Even if the voids are 'bigger' the total destruction of the planet's biosphere - such as it is - and the movement the city would suffer after a hit - even a near miss, would assure its destruction. If your town were to suddenly fly up into the air forty meters the landing would do all the damage. One hit and move on to the next hive world.

thanks all. i knew it would be destructive, now i just have to find a way to descibe his scene to get the magnitude of this across lol. oh and A02034040 i think anything that hits a whole number percentige of light speed ( ie 2%) is considered a fraction so the blast might be much smaller, but thanks for an actual number i can put to the "potential" blast.

It is described in the rules as hitting anything within 1VU of impact (thats 10,000 kilometers in space) as a indirect hit and causing 1d5 hits. Considering nukes would do much less in vacuum (energy dispersal over a perfectly spherical area being the cause) on an indirect hit...10k kilometers is a gigantic explosion in space in terms of energy per square kilometer so fudge on the >gigadamage. I'd be interested to see your description of the results to your players :)

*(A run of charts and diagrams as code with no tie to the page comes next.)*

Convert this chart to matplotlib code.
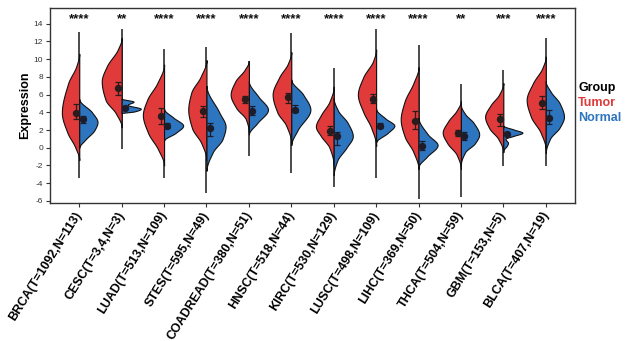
import numpy as np
import matplotlib
matplotlib.use("Agg")
import matplotlib.pyplot as plt

plt.rcParams['font.family'] = ['Liberation Sans', 'DejaVu Sans']

categories = ["BRCA(T=1092,N=113)", "CESC(T=3,4,N=3)", "LUAD(T=513,N=109)",
              "STES(T=595,N=49)", "COADREAD(T=380,N=51)", "HNSC(T=518,N=44)",
              "KIRC(T=530,N=129)", "LUSC(T=498,N=109)", "LIHC(T=369,N=50)",
              "THCA(T=504,N=59)", "GBM(T=153,N=5)", "BLCA(T=407,N=19)"]
stars = ["****", "**", "****", "****", "****", "****",
         "****", "****", "****", "**", "***", "****"]

# overall data range per cancer (thin centre line)
range_min = [-3.4, -0.1, -3.4, -5.1, -0.9, -2.8, -4.4, -3.4, -5.8, -5.6, -2.1, -2.1]
range_max = [13.1, 13.4, 11.2, 11.4, 9.8, 13.0, 9.0, 13.4, 11.6, 7.2, 8.8, 12.4]

# density profile of the Tumor half (expression level, half-width)
tumor_y = [
    [-1.4, 0.1, 1.7, 3.95, 7.3, 9.2, 10.6],
    [2.3, 3.9, 5.4, 7.5, 9.2, 11.1, 12.4],
    [-2.0, -0.2, 1.7, 3.7, 5.4, 7.3, 9.4],
    [-1.4, 0.5, 2.2, 4.3, 6.2, 8.0, 9.9],
    [1.7, 3.2, 4.5, 6.0, 7.5, 8.8, 9.8],
    [0.5, 2.5, 4.0, 6.0, 8.0, 9.5, 10.8],
    [-2.0, 0.0, 1.3, 2.4, 3.7, 5.2, 6.9],
    [0.2, 2.3, 4.0, 6.0, 8.0, 9.8, 11.1],
    [-2.4, -0.5, 1.3, 3.2, 5.2, 7.3, 9.1],
    [-2.4, -0.8, 0.5, 1.7, 3.0, 4.2, 5.3],
    [-0.5, 1.0, 2.2, 3.5, 4.8, 6.0, 7.3],
    [-0.2, 1.7, 3.5, 5.4, 7.3, 9.0, 10.3],
]
tumor_w = [
    [0, 0.10, 0.28, 0.41, 0.26, 0.07, 0],
    [0, 0.14, 0.38, 0.47, 0.35, 0.09, 0],
    [0, 0.14, 0.38, 0.50, 0.40, 0.16, 0],
    [0, 0.12, 0.34, 0.43, 0.36, 0.14, 0],
    [0, 0.07, 0.30, 0.43, 0.32, 0.10, 0],
    [0, 0.12, 0.33, 0.44, 0.28, 0.08, 0],
    [0, 0.10, 0.30, 0.42, 0.30, 0.10, 0],
    [0, 0.12, 0.30, 0.43, 0.30, 0.07, 0],
    [0, 0.12, 0.33, 0.42, 0.33, 0.12, 0],
    [0, 0.10, 0.32, 0.43, 0.30, 0.10, 0],
    [0, 0.12, 0.33, 0.43, 0.30, 0.10, 0],
    [0, 0.12, 0.35, 0.45, 0.30, 0.08, 0],
]
# density profile of the Normal half
normal_y = [
    [0.0, 0.9, 2.0, 2.9, 4.0, 5.5],
    [3.9, 4.1, 4.4, 4.85, 5.2, 5.55],
    [0.8, 1.7, 2.5, 3.4, 4.4],
    [-2.6, -0.5, 1.0, 2.4, 4.0, 7.0],
    [1.5, 2.8, 4.3, 5.8, 7.5],
    [0.3, 2.0, 4.3, 6.0, 7.7],
    [-3.1, -1.5, 0.0, 1.3, 2.8, 4.2, 5.6],
    [0.6, 1.7, 2.5, 3.3, 4.4],
    [-2.2, -1.0, 0.3, 1.5, 3.4],
    [-1.9, -0.5, 0.5, 1.5, 2.8, 3.8, 4.8],
    [-0.3, 0.2, 0.55, 1.0, 1.35, 1.7, 2.05, 2.5],
    [-0.6, 1.0, 2.3, 3.5, 5.0, 6.3, 7.5],
]
normal_w = [
    [0, 0.14, 0.36, 0.43, 0.30, 0],
    [0, 0.30, 0.45, 0.14, 0.28, 0],
    [0, 0.28, 0.45, 0.22, 0],
    [0, 0.15, 0.38, 0.45, 0.30, 0],
    [0, 0.20, 0.45, 0.22, 0],
    [0, 0.15, 0.45, 0.28, 0],
    [0, 0.08, 0.30, 0.45, 0.33, 0.10, 0],
    [0, 0.28, 0.43, 0.22, 0],
    [0, 0.20, 0.45, 0.22, 0],
    [0, 0.10, 0.33, 0.43, 0.30, 0.10, 0],
    [0, 0.08, 0.11, 0.05, 0.25, 0.45, 0.25, 0],
    [0, 0.10, 0.33, 0.43, 0.33, 0.12, 0],
]

# point summaries with error bars
tumor_point = [3.9, 6.7, 3.6, 4.2, 5.5, 5.7, 1.9, 5.5, 3.0, 1.65, 3.2, 5.1]
tumor_lo = [3.3, 6.0, 2.7, 3.5, 5.1, 5.1, 1.4, 5.1, 2.1, 1.3, 2.5, 4.4]
tumor_hi = [4.9, 7.4, 4.5, 4.7, 5.8, 6.2, 2.4, 6.1, 4.2, 2.0, 3.8, 5.8]
normal_point = [3.2, 4.5, 2.5, 2.2, 4.2, 4.3, 1.3, 2.5, 0.25, 1.3, 1.6, 3.4]
normal_lo = [2.75, 4.4, 2.2, 1.35, 3.7, 4.0, 0.3, 2.2, -0.2, 0.9, 1.5, 2.7]
normal_hi = [3.6, 4.6, 2.8, 2.75, 4.7, 4.8, 1.8, 2.8, 0.8, 1.8, 1.7, 4.3]

yticks = list(range(-6, 15, 2))

RED = '#E03A3A'
BLUE = '#2E75C0'


def pchip(xk, yk, x):
    xk = np.asarray(xk, float)
    yk = np.asarray(yk, float)
    h = np.diff(xk)
    d = np.diff(yk) / h
    m = np.zeros_like(yk)
    for i in range(1, len(xk) - 1):
        if d[i - 1] * d[i] > 0:
            w1 = 2 * h[i] + h[i - 1]
            w2 = h[i] + 2 * h[i - 1]
            m[i] = (w1 + w2) / (w1 / d[i - 1] + w2 / d[i])
    idx = np.clip(np.searchsorted(xk, x) - 1, 0, len(xk) - 2)
    t = (x - xk[idx]) / h[idx]
    h00 = 2 * t**3 - 3 * t**2 + 1
    h10 = t**3 - 2 * t**2 + t
    h01 = -2 * t**3 + 3 * t**2
    h11 = t**3 - t**2
    return (h00 * yk[idx] + h10 * h[idx] * m[idx] + h01 * yk[idx + 1]
            + h11 * h[idx] * m[idx + 1])


def stats_from(ys, ws):
    coords = np.linspace(ys[0], ys[-1], 300)
    vals = np.clip(pchip(ys, ws, coords), 0, None)
    return dict(coords=coords, vals=vals, mean=float(np.mean(ys)),
                median=float(np.median(ys)), min=ys[0], max=ys[-1]), 2 * max(ws)


fig = plt.figure(figsize=(6.25, 3.41), dpi=100)
ax = fig.add_axes([0.080, 0.405, 0.840, 0.572])

for i in range(len(categories)):
    ax.vlines(i, range_min[i], range_max[i], color='#1a1a1a', lw=1.1, zorder=1)
    for ys, ws, side, col in [(tumor_y[i], tumor_w[i], 'low', RED),
                              (normal_y[i], normal_w[i], 'high', BLUE)]:
        st, wd = stats_from(ys, ws)
        parts = ax.violin([st], positions=[i], widths=[wd], side=side,
                          showextrema=False, showmeans=False, showmedians=False)
        for b in parts['bodies']:
            b.set_facecolor(col)
            b.set_edgecolor('#111111')
            b.set_linewidth(0.8)
            b.set_alpha(1)
            b.set_zorder(2)
    ax.errorbar(i - 0.08, tumor_point[i],
                yerr=[[tumor_point[i] - tumor_lo[i]], [tumor_hi[i] - tumor_point[i]]],
                fmt='o', color='#2a1c1c', ms=4.3, capsize=2.2, elinewidth=0.9,
                capthick=0.9, zorder=4)
    ax.errorbar(i + 0.08, normal_point[i],
                yerr=[[normal_point[i] - normal_lo[i]], [normal_hi[i] - normal_point[i]]],
                fmt='o', color='#1c1c2a', ms=4.3, capsize=2.2, elinewidth=0.9,
                capthick=0.9, zorder=4)
    ax.text(i, 14.5, stars[i], ha='center', va='center', fontsize=9.5,
            fontweight='bold', color='#111111')

ax.set_xlim(-0.69, 11.69)
ax.set_ylim(-6.23, 15.8)
ax.set_yticks(yticks)
ax.set_yticklabels([str(v) for v in yticks], fontsize=6)
ax.set_xticks(range(len(categories)))
ax.set_xticklabels(categories, rotation=58, ha='right', va='center',
                   rotation_mode='anchor', fontsize=8.9, fontweight='bold')
ax.tick_params(axis='both', length=3, width=0.8, colors='#333333', pad=2)
ax.tick_params(axis='x', labelcolor='black', pad=4)
ax.tick_params(axis='y', labelcolor='#333333')
for s in ax.spines.values():
    s.set_linewidth(1.0)
    s.set_color('#333333')
ax.set_ylabel('Expression', fontsize=9, fontweight='bold', labelpad=1.5)

fig.text(0.925, 0.742, 'Group', fontsize=9, fontweight='bold', color='black', va='center')
fig.text(0.925, 0.698, 'Tumor', fontsize=9, fontweight='bold', color=RED, va='center')
fig.text(0.925, 0.654, 'Normal', fontsize=9, fontweight='bold', color=BLUE, va='center')

fig.savefig('out.png', dpi=100)
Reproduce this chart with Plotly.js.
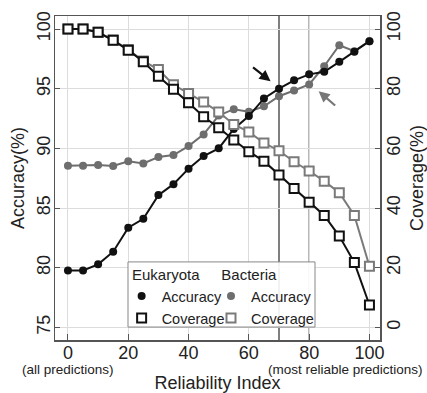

ok if anyone has read the black library book "Cadian Blood" by Aaron Dembski-Bowden, they would know that a nova cannon shell is a implosive device, essentially creating a minature, short lived black hole, and the shell is essentially the size of the ships cross section. so basically the void shield generators in the city would overload and cook off the nuclear reactors within the heart of the hive, and basically byebye hive city

oh and im also forgetting the various munitions, power cores, and fuels for the ships being built cooking off aswell

wulfenite said:

ok if anyone has read the black library book "Cadian Blood" by Aaron Dembski-Bowden, they would know that a nova cannon shell is a implosive device, essentially creating a minature, short lived black hole, and the shell is essentially the size of the ships cross section. so basically the void shield generators in the city would overload and cook off the nuclear reactors within the heart of the hive, and basically byebye hive city

I'd rather take Battlefleet Koronus's word seeing as it's the actual game mechanics for Nova Cannons in the 40k RPGs. I'm not entirely clear why an implosive Nova Shell would overload shield generators, and power plants. They certainly don't do anything like that in Rogue trader.

wulfenite said:

ok if anyone has read the black library book "Cadian Blood" by Aaron Dembski-Bowden, they would know that a nova cannon shell is a implosive device, essentially creating a minature, short lived black hole, and the shell is essentially the size of the ships cross section. so basically the void shield generators in the city would overload and cook off the nuclear reactors within the heart of the hive, and basically byebye hive city

As much as I love Aaron Dembski-Bowden's work, he does tend to stumble a bit when it comes to the details of starship combat - he's previously mentioned torpedoes being stopped by shields, for example.

That said, the concept of some Nova Cannons firing shells that produce singularities is entirely reasonable - as Battlefleet Koronus describes, there are a few different patterns of Nova Cannon, which employ a variety of different types of shells (some are explosive, some are plasma-based, while a rare few produce momentary warp rifts (being essentially colossal Vortex charges).